[BEGIN Source material]

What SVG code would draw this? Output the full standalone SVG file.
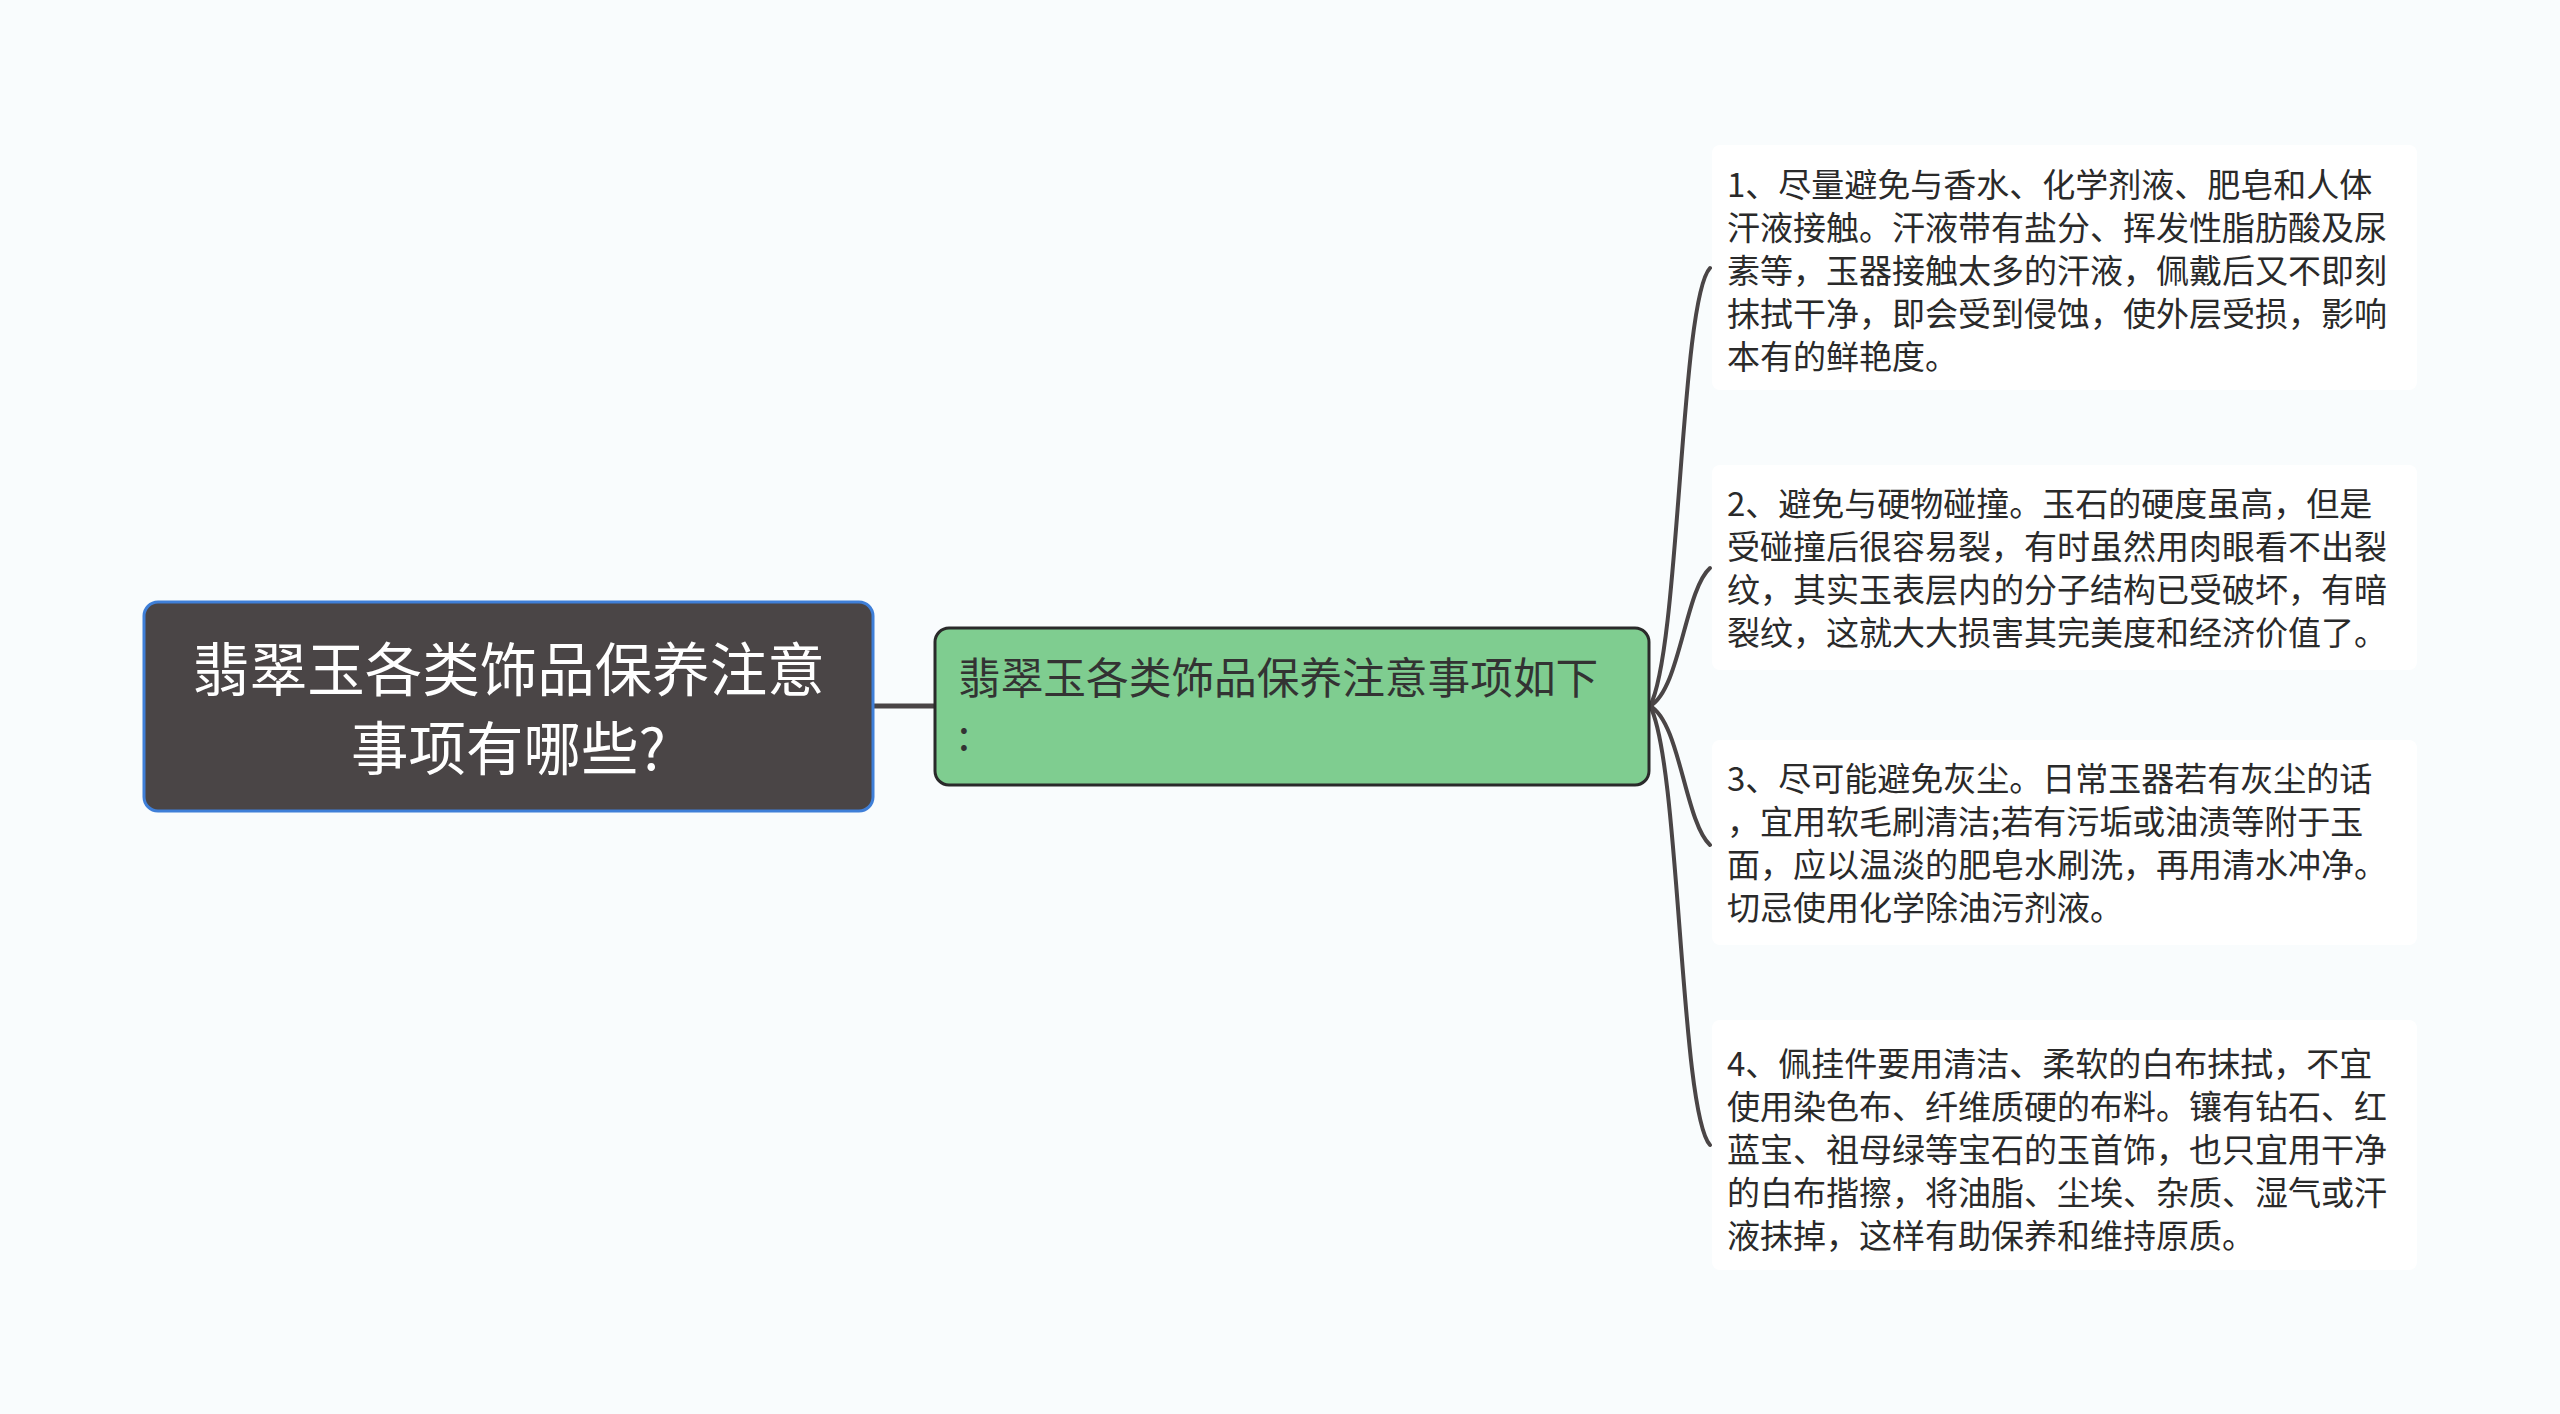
<svg xmlns="http://www.w3.org/2000/svg" width="2560" height="1414" viewBox="0 0 2560 1414">
<style>
.t{font-family:"Noto Sans CJK SC","Noto Sans",sans-serif;}
.leaf{font-size:33px;fill:#2a2a2a;}
.blk{fill:#ffffff;}
.conn{fill:none;stroke:#4a4546;stroke-width:4;stroke-linecap:round;}
</style>
<rect width="2560" height="1414" fill="#f9fcfd"/>
<g id="connectors">
<line class="conn" x1="873" y1="706" x2="934" y2="706" style="stroke-width:5"/>
<path class="conn" d="M1650,706 C1680,650 1680,300 1710,268"/>
<path class="conn" d="M1650,706 C1680,690 1685,590 1710,568"/>
<path class="conn" d="M1650,706 C1680,722 1685,822 1710,845"/>
<path class="conn" d="M1650,706 C1680,762 1680,1112 1710,1145"/>
</g>
<g id="root">
<rect x="144" y="602" width="729" height="209" rx="14" fill="#4a4546" stroke="#3f7fd8" stroke-width="3"/>
<text class="t" x="508.5" y="691" font-size="57.5" fill="#ffffff" text-anchor="middle">翡翠玉各类饰品保养注意</text>
<text class="t" x="508.5" y="770" font-size="57.5" fill="#ffffff" text-anchor="middle">事项有哪些?</text>
</g>
<g id="main">
<rect x="935" y="628" width="714" height="157" rx="14" fill="#7fcd90" stroke="#2a2a2a" stroke-width="3"/>
<text class="t" x="958" y="694" font-size="42.7" fill="#333333">翡翠玉各类饰品保养注意事项如下</text>
<text class="t" x="958" y="750" font-size="42.7" fill="#333333">:</text>
</g>
<g id="leaf1">
<rect class="blk" x="1712" y="145" width="705" height="245" rx="8"/>
<text class="t leaf" x="1727" y="197">1、尽量避免与香水、化学剂液、肥皂和人体</text>
<text class="t leaf" x="1727" y="240">汗液接触。汗液带有盐分、挥发性脂肪酸及尿</text>
<text class="t leaf" x="1727" y="283">素等，玉器接触太多的汗液，佩戴后又不即刻</text>
<text class="t leaf" x="1727" y="326">抹拭干净，即会受到侵蚀，使外层受损，影响</text>
<text class="t leaf" x="1727" y="369">本有的鲜艳度。</text>
</g>
<g id="leaf2">
<rect class="blk" x="1712" y="465" width="705" height="205" rx="8"/>
<text class="t leaf" x="1727" y="516">2、避免与硬物碰撞。玉石的硬度虽高，但是</text>
<text class="t leaf" x="1727" y="559">受碰撞后很容易裂，有时虽然用肉眼看不出裂</text>
<text class="t leaf" x="1727" y="602">纹，其实玉表层内的分子结构已受破坏，有暗</text>
<text class="t leaf" x="1727" y="645">裂纹，这就大大损害其完美度和经济价值了。</text>
</g>
<g id="leaf3">
<rect class="blk" x="1712" y="740" width="705" height="205" rx="8"/>
<text class="t leaf" x="1727" y="791">3、尽可能避免灰尘。日常玉器若有灰尘的话</text>
<text class="t leaf" x="1727" y="834">，宜用软毛刷清洁;若有污垢或油渍等附于玉</text>
<text class="t leaf" x="1727" y="877">面，应以温淡的肥皂水刷洗，再用清水冲净。</text>
<text class="t leaf" x="1727" y="920">切忌使用化学除油污剂液。</text>
</g>
<g id="leaf4">
<rect class="blk" x="1712" y="1020" width="705" height="250" rx="8"/>
<text class="t leaf" x="1727" y="1076">4、佩挂件要用清洁、柔软的白布抹拭，不宜</text>
<text class="t leaf" x="1727" y="1119">使用染色布、纤维质硬的布料。镶有钻石、红</text>
<text class="t leaf" x="1727" y="1162">蓝宝、祖母绿等宝石的玉首饰，也只宜用干净</text>
<text class="t leaf" x="1727" y="1205">的白布揩擦，将油脂、尘埃、杂质、湿气或汗</text>
<text class="t leaf" x="1727" y="1248">液抹掉，这样有助保养和维持原质。</text>
</g>
</svg>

[END Source material]

**The exercise:**
Reproduce the whole listing above word for word, but not its pictures.

**Solved problem:**
What SVG code would draw this? Output the full standalone SVG file.
<svg xmlns="http://www.w3.org/2000/svg" width="2560" height="1414" viewBox="0 0 2560 1414">
<style>
.t{font-family:"Noto Sans CJK SC","Noto Sans",sans-serif;}
.leaf{font-size:33px;fill:#2a2a2a;}
.blk{fill:#ffffff;}
.conn{fill:none;stroke:#4a4546;stroke-width:4;stroke-linecap:round;}
</style>
<rect width="2560" height="1414" fill="#f9fcfd"/>
<g id="connectors">
<line class="conn" x1="873" y1="706" x2="934" y2="706" style="stroke-width:5"/>
<path class="conn" d="M1650,706 C1680,650 1680,300 1710,268"/>
<path class="conn" d="M1650,706 C1680,690 1685,590 1710,568"/>
<path class="conn" d="M1650,706 C1680,722 1685,822 1710,845"/>
<path class="conn" d="M1650,706 C1680,762 1680,1112 1710,1145"/>
</g>
<g id="root">
<rect x="144" y="602" width="729" height="209" rx="14" fill="#4a4546" stroke="#3f7fd8" stroke-width="3"/>
<text class="t" x="508.5" y="691" font-size="57.5" fill="#ffffff" text-anchor="middle">翡翠玉各类饰品保养注意</text>
<text class="t" x="508.5" y="770" font-size="57.5" fill="#ffffff" text-anchor="middle">事项有哪些?</text>
</g>
<g id="main">
<rect x="935" y="628" width="714" height="157" rx="14" fill="#7fcd90" stroke="#2a2a2a" stroke-width="3"/>
<text class="t" x="958" y="694" font-size="42.7" fill="#333333">翡翠玉各类饰品保养注意事项如下</text>
<text class="t" x="958" y="750" font-size="42.7" fill="#333333">:</text>
</g>
<g id="leaf1">
<rect class="blk" x="1712" y="145" width="705" height="245" rx="8"/>
<text class="t leaf" x="1727" y="197">1、尽量避免与香水、化学剂液、肥皂和人体</text>
<text class="t leaf" x="1727" y="240">汗液接触。汗液带有盐分、挥发性脂肪酸及尿</text>
<text class="t leaf" x="1727" y="283">素等，玉器接触太多的汗液，佩戴后又不即刻</text>
<text class="t leaf" x="1727" y="326">抹拭干净，即会受到侵蚀，使外层受损，影响</text>
<text class="t leaf" x="1727" y="369">本有的鲜艳度。</text>
</g>
<g id="leaf2">
<rect class="blk" x="1712" y="465" width="705" height="205" rx="8"/>
<text class="t leaf" x="1727" y="516">2、避免与硬物碰撞。玉石的硬度虽高，但是</text>
<text class="t leaf" x="1727" y="559">受碰撞后很容易裂，有时虽然用肉眼看不出裂</text>
<text class="t leaf" x="1727" y="602">纹，其实玉表层内的分子结构已受破坏，有暗</text>
<text class="t leaf" x="1727" y="645">裂纹，这就大大损害其完美度和经济价值了。</text>
</g>
<g id="leaf3">
<rect class="blk" x="1712" y="740" width="705" height="205" rx="8"/>
<text class="t leaf" x="1727" y="791">3、尽可能避免灰尘。日常玉器若有灰尘的话</text>
<text class="t leaf" x="1727" y="834">，宜用软毛刷清洁;若有污垢或油渍等附于玉</text>
<text class="t leaf" x="1727" y="877">面，应以温淡的肥皂水刷洗，再用清水冲净。</text>
<text class="t leaf" x="1727" y="920">切忌使用化学除油污剂液。</text>
</g>
<g id="leaf4">
<rect class="blk" x="1712" y="1020" width="705" height="250" rx="8"/>
<text class="t leaf" x="1727" y="1076">4、佩挂件要用清洁、柔软的白布抹拭，不宜</text>
<text class="t leaf" x="1727" y="1119">使用染色布、纤维质硬的布料。镶有钻石、红</text>
<text class="t leaf" x="1727" y="1162">蓝宝、祖母绿等宝石的玉首饰，也只宜用干净</text>
<text class="t leaf" x="1727" y="1205">的白布揩擦，将油脂、尘埃、杂质、湿气或汗</text>
<text class="t leaf" x="1727" y="1248">液抹掉，这样有助保养和维持原质。</text>
</g>
</svg>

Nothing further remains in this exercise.